The Budget Breakdown
| Task | GPU | Provider | Est. Time | Est. Cost |
|---|---|---|---|---|
| LLaMA 3 8B QLoRA, 1K examples, 3 epochs | RTX 4090 (24GB) | Vast.ai spot | 1.5–2 hrs | $0.70–$1.50 |
| LLaMA 3 8B QLoRA, 10K examples, 3 epochs | RTX 4090 (24GB) | RunPod spot | 4–6 hrs | $2–$4 |
| LLaMA 3 8B QLoRA, 50K examples, 3 epochs | A100 80GB | RunPod spot | 8–12 hrs | $12–$20 |
| LLaMA 3 70B QLoRA, 10K examples, 3 epochs | 2× A100 80GB | Lambda Labs | 10–16 hrs | $35–$55 |
Step 1: Prepare Your Dataset
QLoRA fine-tuning works best with instruction-response pairs in a consistent format. The minimum viable dataset is 500–1,000 high-quality examples — more data matters less than data quality.
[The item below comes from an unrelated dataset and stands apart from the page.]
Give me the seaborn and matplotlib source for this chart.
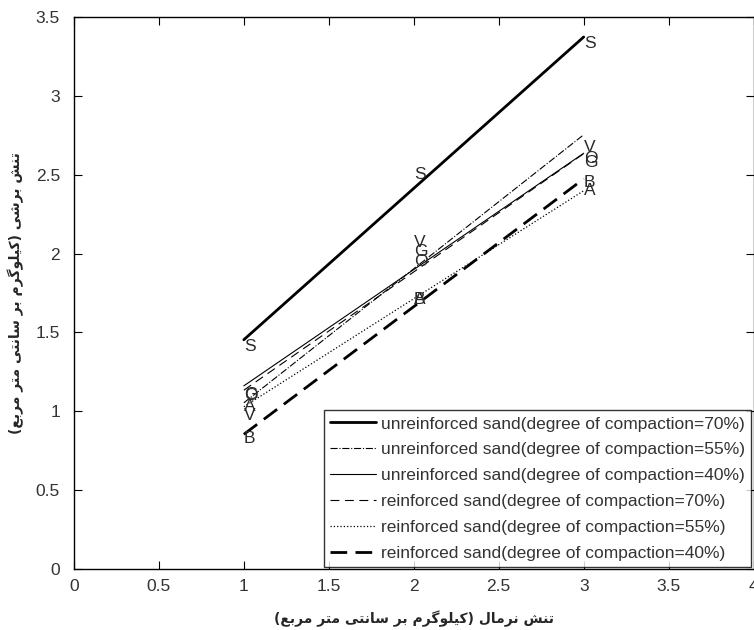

Format your data as JSONL with 'instruction', 'input', and 'output' fields (Alpaca format), or 'messages' arrays in ChatML format for chat models.
- →Alpaca format: {"instruction": "...", "input": "...", "output": "..."} — works with Axolotl, LLaMA-Factory
- →ChatML format: {"messages": [{"role": "user", "content": "..."}, {"role": "assistant", "content": "..."}]}
- →Minimum 500 examples for style transfer or simple task adaptation
- →1,000–5,000 examples for domain-specific knowledge
- →10K+ examples for complex instruction following or significant capability addition
- →Filter for quality over quantity — one bad example can hurt more than ten good ones help
Step 2: Pick the Right GPU and Cloud Provider
For LLaMA 3 8B QLoRA, an RTX 4090 (24 GB VRAM) is the sweet spot. It's 3× cheaper than an A100 and has enough VRAM for 8B QLoRA with batch size 4–8. For LLaMA 3 70B, you need 2× A100 80GB (tensor parallel) or a single H100 80GB with aggressive INT4 quantization.
Use spot instances from RunPod or Vast.ai — they're 40–70% cheaper and fine-tuning with Axolotl supports automatic checkpointing every N steps. If your spot instance is interrupted, you resume from the last checkpoint and waste at most 30 minutes of compute.
Step 3: Set Up Your Training Environment
Axolotl is the easiest framework for LLaMA 3 fine-tuning — it handles data formatting, QLoRA config, checkpointing, and logging with a simple YAML config. Start your RunPod or Vast.ai instance with the PyTorch 2.2 + CUDA 12.1 template, then:
- 1.pip install axolotl[flash-attn,deepspeed] — installs everything including QLoRA dependencies
- 2.Upload your dataset JSONL file (or reference a HuggingFace dataset ID)
- 3.Create your axolotl config YAML (model name, dataset path, LoRA rank, learning rate, epochs)
- 4.Request HuggingFace access token for LLaMA 3 (meta-llama/Meta-Llama-3-8B-Instruct requires approval)
- 5.Run: accelerate launch -m axolotl.cli.train your_config.yml
- 6.Monitor GPU utilization with nvidia-smi — should be 90%+ during training
Step 4: Key QLoRA Configuration Settings
- →LoRA rank (r): 16–64. Higher rank = more capacity but more VRAM. Start with r=32.
- →LoRA alpha: Usually 2× the rank (e.g., alpha=64 with r=32). Controls scaling of LoRA updates.
- →Target modules: q_proj, v_proj, k_proj, o_proj, gate_proj, up_proj, down_proj — target all attention and MLP layers for best results.
- →Learning rate: 2e-4 for small datasets, 1e-4 for larger datasets. Use cosine schedule with warmup.
- →Batch size: As large as fits in VRAM. Gradient accumulation to simulate larger batches (e.g., batch_size=2, gradient_accumulation=8 = effective batch 16).
- →Epochs: 3–5 for most fine-tuning tasks. Watch validation loss — stop early if it plateaus.
Step 5: Merge and Export Your Model
After training, you have LoRA adapter weights — a small set of diff weights rather than the full model. You can use these directly with PEFT, or merge them into the base model for easier deployment. Merging produces a standard model checkpoint that works with Ollama, vLLM, or any Transformers-compatible inference stack.
What to Watch Out For
- →Overfitting: If train loss keeps dropping but val loss stops improving, stop early. Common with small datasets.
- →Catastrophic forgetting: If the model gets worse at general tasks, reduce training epochs or use a smaller LoRA rank.
- →OOM during training: Lower batch size first, then reduce LoRA rank, then switch to INT4 base model (load_in_4bit: true).
- →Slow training: Flash Attention 2 is ~2× faster than standard attention — make sure flash_attention: true is set.
- →Spot interruption: Axolotl saves checkpoints to output_dir automatically. Restart with resume_from_checkpoint: true.